Reducing Memory Footprint in L2SRAM

This section details various techniques for reducing L2SRAM usage. The examples shown here make the assumption that the application requires 64K of stack space per core.

Stacks in MSMCSRAM

The default configuration places the stack in each core’s L2SRAM and sizes them to 128K. A technique for reducing L2SRAM usage is to place the thread stacks in MSMCSRAM. For example, with 8 cores and 128KB of stack per core, the trade-off is to use 1MB of MSMCSRAM for stacks and free up 128KB on each core’s local L2SRAM. Steps:

  1. Update the application configuration file to create the heap in MSMCSRAM. Setup shared region 0 on MSCMSRAM instead of DDR3. This will create the heap in MSMCSRAM.

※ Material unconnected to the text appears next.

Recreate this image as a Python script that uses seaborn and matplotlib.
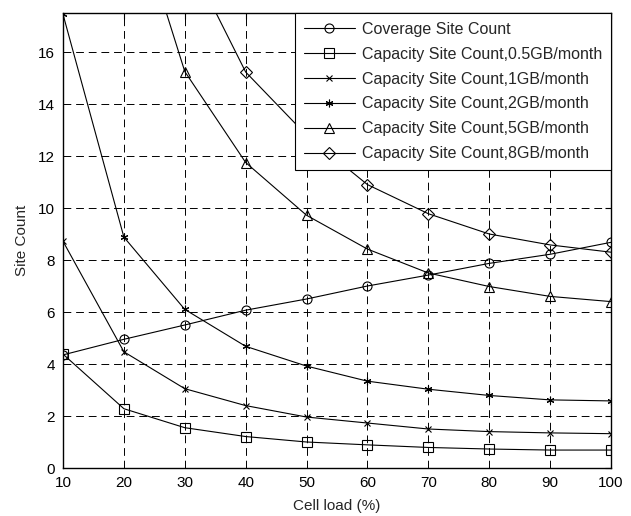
import numpy as np
import pandas as pd
import matplotlib
matplotlib.use("Agg")
import matplotlib.pyplot as plt
import seaborn as sns

# ---- data ----
cell_load = [10, 20, 30, 40, 50, 60, 70, 80, 90, 100]
coverage = [4.35, 4.95, 5.5, 6.07, 6.5, 7.0, 7.42, 7.87, 8.22, 8.68]
cap_05gb = [4.38, 2.28, 1.55, 1.21, 1.0, 0.89, 0.79, 0.73, 0.69, 0.69]
cap_1gb = [8.72, 4.47, 3.05, 2.4, 1.96, 1.73, 1.5, 1.4, 1.35, 1.32]
cap_2gb = [17.45, 8.88, 6.1, 4.68, 3.92, 3.34, 3.03, 2.79, 2.62, 2.58]
cap_5gb = [None, 22.7, 15.25, 11.75, 9.72, 8.42, 7.5, 6.98, 6.6, 6.4]
cap_8gb = [None, None, 19.9, 15.23, 12.8, 10.9, 9.78, 9.0, 8.58, 8.3]

labels = ["Coverage Site Count",
          "Capacity Site Count,0.5GB/month",
          "Capacity Site Count,1GB/month",
          "Capacity Site Count,2GB/month",
          "Capacity Site Count,5GB/month",
          "Capacity Site Count,8GB/month"]
series = [coverage, cap_05gb, cap_1gb, cap_2gb, cap_5gb, cap_8gb]
x_ticks = [10, 20, 30, 40, 50, 60, 70, 80, 90, 100]
y_ticks = [0, 2, 4, 6, 8, 10, 12, 14, 16]

markers = ["o", "s", "x", (6, 2, 0), "^", "D"]
msizes = [6.5, 7, 4, 5.5, 7.5, 6]

sns.set_style("white")
plt.rcParams["font.family"] = ["Liberation Sans", "DejaVu Sans"]

fig = plt.figure(figsize=(6.31, 5.16), dpi=100)
ax = fig.add_axes([63 / 631, (516 - 468) / 516, (611 - 63) / 631, (468 - 13) / 516])

for lab, vals, m, ms in zip(labels, series, markers, msizes):
    df = pd.DataFrame({"load": cell_load, "count": vals}).dropna()
    sns.lineplot(data=df, x="load", y="count", ax=ax, color="black",
                 linewidth=0.8, marker=m, markersize=ms,
                 markerfacecolor="none", markeredgecolor="black",
                 markeredgewidth=0.8, label=lab, errorbar=None, sort=True)

ax.set_xlim(10, 100)
ax.set_ylim(0, 17.5)
ax.set_xticks(x_ticks)
ax.set_yticks(y_ticks)
ax.grid(True, color="black", linestyle=(0, (8, 5)), linewidth=0.7)
ax.set_axisbelow(True)
for s in ax.spines.values():
    s.set_color("black")
    s.set_linewidth(1.0)
ax.tick_params(direction="in", length=4, labelsize=11, colors="black",
               top=True, right=True, pad=6)
ax.set_xlabel("Cell load (%)", fontsize=11, labelpad=6)
ax.set_ylabel("Site Count", fontsize=11, labelpad=6)

leg = ax.legend(loc="upper right", fontsize=11.5, frameon=True, fancybox=False,
                edgecolor="black", framealpha=1, borderaxespad=0,
                handlelength=3.2, labelspacing=0.62, borderpad=0.55,
                handletextpad=0.45)
leg.get_frame().set_linewidth(0.8)

fig.savefig("out.png", dpi=100)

    // 64K per core for stack + 64K for other mallocs
    var sharedHeapSize = 0x90000;
    
    var msmcmem = Program.cpu.memoryMap["MSMCSRAM"];
    
    // Configure a Shared Region with a heap in MSMC memory region
    var SharedRegion   = xdc.useModule('ti.sdo.ipc.SharedRegion');
    SharedRegion.setEntryMeta( sharedRegionId,
                               {   base: msmcmem.base,
                                   len:  sharedHeapSize,
                                   ownerProcId: 0,
                                   cacheEnable: true,
                                   createHeap: true,
                                   isValid: true,
                                   name: "MSMC_SR0",
                               });
    
  2. Update omp_config.c/__TI_omp_configure to allocate thread stacks from the heap Replace

    __TI_omp_config_thread_stack(0, 0);
    

    With

    __TI_omp_config_thread_stack(1, 0x10000);
    
  3. Reduce program.stack to 4K in the configuration file. This stack is only used by OpenMP runtime during initialization. The program’s main thread starts execution in the stack configured in steps 1, 2.

    program.stack = 0x1000;
    

Warning

Placing thread stacks in DDR has potential to significantly degrade performance due to register spills to slow DDR stack within frequently executed loops in the application.